En dos palabras puede definirse al garantismo como reivindicación del “estado de derecho que tiene por fundamento y fin la tutela de las libertades del individuo frente a las variadas formas de ejercicio arbitrario del poder” (Ferrajoli). Por eso cuesta entender que en un país que hace no más de treinta años padeció la consecuencia no tener garantía alguna frente al omnímodo poder del estado, sin embargo prenda socialmente una acepción negativa del garantismo. ¿Qué dirán esos detractores al saber que nuestra Constitución es sin duda garantista y que fue escrita por un liberal autentico como Alberdi?

Una explicación posible puede encontrarse en los medios de comunicación donde se vapulea el concepto de la forma menos pensante al punto de descalificarse a un juez llamándolo “garantista” cuando, en rigor, para el destinatario de la crítica (el juez) eso no puede ser sino un elogio porque indica que cumple con la Constitución. Doña Rosa, que no lo entiende así, será quien ayude a que la acepción negativa triunfe al repetir lo que escuchó de Radio 10. José Pablo Feinmann llamó a ese fenómeno “colonización de la subjetividad” tomando como ejemplo primario al taxista que, al comentar y repetir lo que “se dice”, en vez de hablar es “hablado” por la radio que le “crea” la realidad.

Lo anterior también orienta la segunda cuestión relativa al planteo de Garland sobre el papel de la opinión pública en temas de política criminal a pesar ser ésta un área dominada por un saber técnico. Hace unas semanas la inseguridad monopolizaba el temario de los medios. La inseguridad era “la” agenda marcada por quienes se autoperciben como vehículizadores exclusivos de la opinión pública. Eso coincidía con (o era provocado por) un par de delitos que generaron conmoción y con la publicación de los índices de criminalidad que anualmente da a conocer el Ministerio de Justicia. Daniel Scioli, a la vez que en privado denunciaba que el garantismo le tenía las manos atadas, con propósito de “satisfacer las demandas de la gente” anunció que promovería más medidas para endurecer la “lucha contra el delito”.

El aumento de la criminalidad es tan estructural que excede al gobierno de Scioli. Sin embargo, por ser la máxima autoridad provincial, a él se dirigen todas las críticas. Y como está en campaña no se opondrá jamás a lo que “la gente” quiere, o sea, a la “mano dura”. David Garland fue justamente uno de los que acuñó el concepto de “populismo punitivo” para referirse a la planificación de las estrategias contra el delito basadas en la “aclamación popular” sin ningún filtro a lo que pide “la gente”.

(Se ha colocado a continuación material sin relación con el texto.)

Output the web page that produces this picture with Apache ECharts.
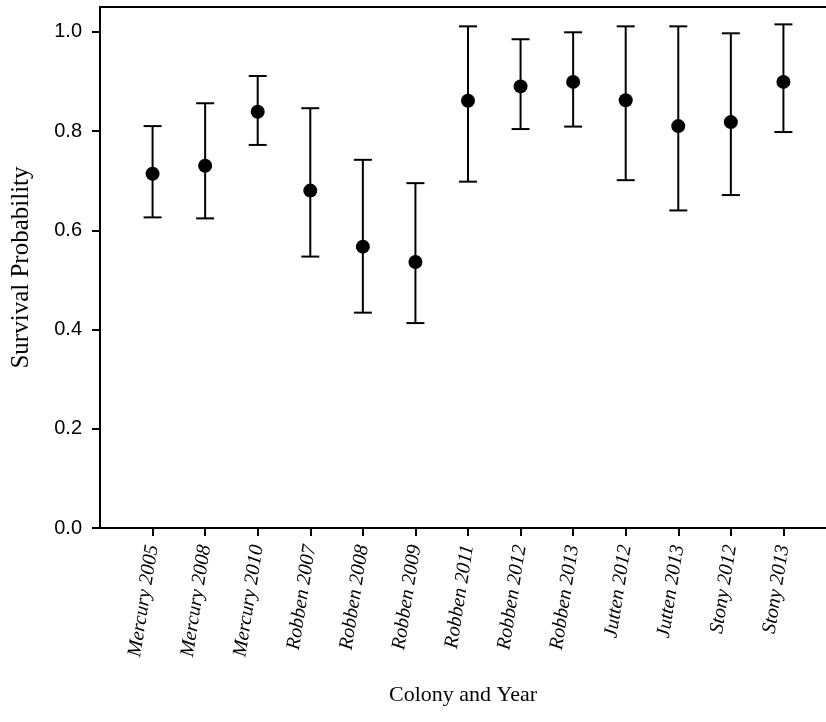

Lo llamativo es que, como el populismo a secas, la versión “punitiva” se profundiza a pesar de su fracaso. Scioli encarna la tercera ola de “mano dura” que vive la provincia de Buenos Aires en la última década. La primera la impuso Carlos Ruckauf 1999 cuando ganó la gobernación prometiendo “meter balas a los delincuentes”. La segunda fue en 2004 con las “reformas Blumberg”. Todos prometieron más “mano dura”. En todos los casos, sin embargo, el delito creció. Según estadísticas oficiales, en 1998, previo a la doctrina Ruckauf, en la provincia de Buenos Aires se cometían 1756 delitos cada 200.000 habitantes, mientras que en 2008 esa cifra subió a 2010 delitos. A su vez, la población carcelaria en la provincia pasó de 12.460 internos en 1998 a 24.139 en 2008, variación que, naturalmente, nada tiene que ver con el crecimiento poblacional.